Until one day I couldn’t keep up anymore. It started with headaches, nausea, chest pain, shortness of breath. What was it I was experiencing? I was so confused. I really had no one to talk to. I was so alone and ashamed. Why was I feeling like this? What is wrong with me? Why me? I am normal, I don’t have issues. These are all things I was telling myself.

I started to realize that No, I can’t do it all. It’s okay to ask for help, to delegate, to create boundaries.

I simply wasn’t aware of the triggers. The stress and anxiety I was creating and manifesting in myself by not creating proper limits and boundaries for me and my family.

I have started to work really hard to create boundaries, but I am human and don’t always keep to it. Boundaries for me and many people dealing with anxiety is the best medicine. Yeah, ok. You keep hearing about "the importance of setting boundaries" and you kind of have an idea of what people mean by that. I put together a list of tools to help create boundaries. I hope it can help even one person.

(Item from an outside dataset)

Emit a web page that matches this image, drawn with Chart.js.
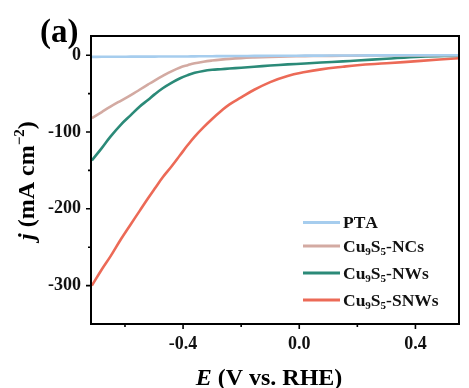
<!DOCTYPE html>
<html>
<head>
<meta charset="utf-8">
<script src="https://cdn.jsdelivr.net/npm/chart.js@4.4.0/dist/chart.umd.min.js"></script>
<style>
  html, body { margin: 0; padding: 0; background: #ffffff; }
  #wrap { width: 469px; height: 388px; }
</style>
</head>
<body>
<div id="wrap"><canvas id="c" width="469" height="388"></canvas></div>
<script>
// ---- data ----
const potential = [-0.714, -0.68, -0.65, -0.613, -0.58, -0.55, -0.52, -0.498, -0.47, -0.44, -0.41, -0.384, -0.36, -0.33, -0.3, -0.27, -0.24, -0.2, -0.155, -0.1, -0.04, 0.02, 0.075, 0.15, 0.2, 0.3, 0.418, 0.548];
const ptaCurrent  = [-2.2, -2.1, -2.0, -2.0, -1.9, -1.9, -1.8, -1.8, -1.7, -1.7, -1.6, -1.6, -1.5, -1.4, -1.3, -1.2, -1.1, -1.0, -0.9, -0.8, -0.7, -0.6, -0.5, -0.4, -0.3, -0.2, -0.1, 0];
const ncsCurrent  = [-82, -74, -67, -59, -52, -45, -38, -33, -27, -21, -16, -13, -10.5, -8.5, -7, -5.8, -4.8, -3.8, -3, -2.2, -1.6, -1.2, -1, -0.8, -0.6, -0.4, -0.2, 0];
const nwsCurrent  = [-137, -121, -106, -90, -78, -67, -58, -51, -43, -36, -30, -26, -23, -20.5, -19, -18.2, -17.4, -16.3, -15, -13.5, -12, -10.8, -9.6, -8, -7, -4.6, -2, -0.5];
const snwsCurrent = [-300, -279, -262, -239, -220, -203, -186, -174, -159, -145, -130, -117, -106, -94, -83, -73, -64, -55, -45, -35, -27, -22, -18.5, -15, -13, -10.5, -7.4, -4];
const seriesNames = ['PTA', 'Cu₉S₅-NCs', 'Cu₉S₅-NWs', 'Cu₉S₅-SNWs'];
const seriesColors = ['#a6cdee', '#d3aaa2', '#2b8a78', '#ec6a57'];
const xTickValues = [-0.4, 0.0, 0.4];
const xMinorValues = [-0.6, -0.2, 0.2];
const yTickValues = [0, -100, -200, -300];
const yMinorValues = [-50, -150, -250];
const panelLabel = '(a)';
const xTitle = ['E', ' (V vs. RHE)'];
const yTitle = ['j', ' (mA cm', '−2', ')'];

const FONT = '"Liberation Serif", "Times New Roman", serif';
const currents = [ptaCurrent, ncsCurrent, nwsCurrent, snwsCurrent];

const datasets = seriesNames.map((name, i) => ({
  label: name,
  data: potential.map((e, k) => ({ x: e, y: currents[i][k] })),
  borderColor: seriesColors[i],
  backgroundColor: seriesColors[i],
  borderWidth: 2.6,
  pointRadius: 0,
  tension: 0.4,
  fill: false
}));

const subMap = { '₀':'0','₁':'1','₂':'2','₃':'3','₄':'4','₅':'5','₆':'6','₇':'7','₈':'8','₉':'9' };

function drawRichLabel(ctx, text, x, y, size) {
  let cx = x;
  for (const ch of text) {
    if (subMap[ch]) {
      ctx.font = 'bold ' + Math.round(size * 0.62) + 'px ' + FONT;
      ctx.fillText(subMap[ch], cx, y + size * 0.22);
      cx += ctx.measureText(subMap[ch]).width;
    } else {
      ctx.font = 'bold ' + size + 'px ' + FONT;
      ctx.fillText(ch, cx, y);
      cx += ctx.measureText(ch).width;
    }
  }
}

const decor = {
  id: 'decor',
  afterDatasetsDraw(chart) {
    const { ctx, chartArea: a, scales: { x, y } } = chart;
    ctx.save();
    // frame
    ctx.strokeStyle = '#000';
    ctx.lineWidth = 2;
    ctx.strokeRect(a.left, a.top, a.right - a.left, a.bottom - a.top);
    // ticks
    ctx.lineWidth = 1.6;
    ctx.beginPath();
    xTickValues.forEach(v => { const p = x.getPixelForValue(v); ctx.moveTo(p, a.bottom); ctx.lineTo(p, a.bottom + 5); });
    xMinorValues.forEach(v => { const p = x.getPixelForValue(v); ctx.moveTo(p, a.bottom); ctx.lineTo(p, a.bottom + 3); });
    yTickValues.forEach(v => { const p = y.getPixelForValue(v); ctx.moveTo(a.left, p); ctx.lineTo(a.left - 5, p); });
    yMinorValues.forEach(v => { const p = y.getPixelForValue(v); ctx.moveTo(a.left, p); ctx.lineTo(a.left - 3, p); });
    ctx.stroke();

    // legend
    const rows = [222.5, 246, 273, 300];
    ctx.fillStyle = '#111';
    ctx.textAlign = 'left';
    ctx.textBaseline = 'alphabetic';
    chart.data.datasets.forEach((ds, i) => {
      ctx.strokeStyle = ds.borderColor;
      ctx.lineWidth = 3;
      ctx.beginPath();
      ctx.moveTo(303, rows[i]);
      ctx.lineTo(340, rows[i]);
      ctx.stroke();
      drawRichLabel(ctx, ds.label, 343, rows[i] + 5.5, 17.5);
    });

    // panel label
    ctx.font = 'bold 33px ' + FONT;
    ctx.fillStyle = '#000';
    ctx.fillText(panelLabel, 40, 42);

    // x title
    const xs = 24;
    ctx.font = 'bold italic ' + xs + 'px ' + FONT;
    const w0 = ctx.measureText(xTitle[0]).width;
    ctx.font = 'bold ' + xs + 'px ' + FONT;
    const w1 = ctx.measureText(xTitle[1]).width;
    let sx = (a.left + a.right) / 2 - 6 - (w0 + w1) / 2;
    ctx.font = 'bold italic ' + xs + 'px ' + FONT;
    ctx.fillText(xTitle[0], sx, 385);
    ctx.font = 'bold ' + xs + 'px ' + FONT;
    ctx.fillText(xTitle[1], sx + w0, 385);

    // y title (rotated)
    ctx.save();
    ctx.translate(34, 240);
    ctx.rotate(-Math.PI / 2);
    let cx = 0;
    ctx.font = 'bold italic 24px ' + FONT;
    ctx.fillText(yTitle[0], cx, 0); cx += ctx.measureText(yTitle[0]).width;
    ctx.font = 'bold 24px ' + FONT;
    ctx.fillText(yTitle[1], cx, 0); cx += ctx.measureText(yTitle[1]).width;
    ctx.font = 'bold 15px ' + FONT;
    ctx.fillText(yTitle[2], cx, -10); cx += ctx.measureText(yTitle[2]).width;
    ctx.font = 'bold 24px ' + FONT;
    ctx.fillText(yTitle[3], cx, 0);
    ctx.restore();

    ctx.restore();
  }
};

new Chart(document.getElementById('c'), {
  type: 'line',
  data: { datasets },
  options: {
    responsive: false,
    animation: false,
    devicePixelRatio: 1,
    layout: { padding: { top: 36, right: 10, left: 0, bottom: 0 } },
    plugins: { legend: { display: false }, tooltip: { enabled: false } },
    scales: {
      x: {
        type: 'linear',
        min: -0.717,
        max: 0.55,
        afterBuildTicks: s => { s.ticks = xTickValues.map(v => ({ value: v })); },
        afterFit: s => { s.height = 64; },
        grid: { display: false, drawTicks: false },
        border: { display: false },
        ticks: {
          color: '#111',
          font: { family: FONT, size: 18, weight: 'bold' },
          padding: 10,
          maxRotation: 0,
          autoSkip: false,
          callback: v => Number(v).toFixed(1)
        }
      },
      y: {
        type: 'linear',
        min: -350,
        max: 25,
        afterBuildTicks: s => { s.ticks = yTickValues.map(v => ({ value: v })); },
        afterFit: s => { s.width = 91; },
        grid: { display: false, drawTicks: false },
        border: { display: false },
        ticks: {
          color: '#111',
          font: { family: FONT, size: 18, weight: 'bold' },
          padding: 10,
          autoSkip: false,
          callback: v => String(v)
        }
      }
    }
  },
  plugins: [decor]
});
</script>
</body>
</html>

  1. Name your limits. You can't set good boundaries if you're unsure of where you stand. You can’t set good boundaries if you’re unsure of where you stand. So identify your physical, emotional, mental and spiritual limits.

  2. Tune into your feelings. Ask yourself, what is causing this feeling? What is it about this interaction, or the person’s expectation that is bothering me?

  3. Be direct. Maintain healthy boundaries by being direct

  4. Give yourself permission to feel, to breathe, to take a break.

  5. Practice self-awareness. If you notice yourself slipping and not sustaining your boundaries, ask yourself: What’s changed? Consider “What I am doing?” or “What is the situation eliciting that’s making me resentful or stressed?” Then, make a conscious choice: “What am I going to do about the situation? What do I have control over?

  6. Make self-care a priority. This is so hard for me, but do things that make you feel good, and are selfishly for you to enjoy only. Give yourself permission to put yourself first.

  7. Seek support. If you’re having a hard time with boundaries, seek some support, wether it be a therapist or a good friend.

Taking on too much lead to unreasonable levels of anxiety which increased panic attacks. I don’t wish it on anyone. So when people ask me how I do it all, I actually get offended, because only I know the repercussions of what that means. Stop, listen to your cues. Its okay to not be able to do everything and be everywhere. We live in such an overachieving world and that is such a pressure. I love my world, but I hate the anxiety of not being emotional mature and aware of what I am doing to myself. I pray for anyone dealing with anxiety, that you find ways to cope, create boundaries, and find success in the small achievements that you accomplish.

I wrote in my last blog post, about how the pandemic really helped me be one with myself, my family, my children and most importantly my thoughts. To stop, breathe, think. I really took the time to think how to create better boundaries and use some of the tools above to help me. I am not healed, but I am aware.

Be aware of your workload because a healthy body is a healthy mind.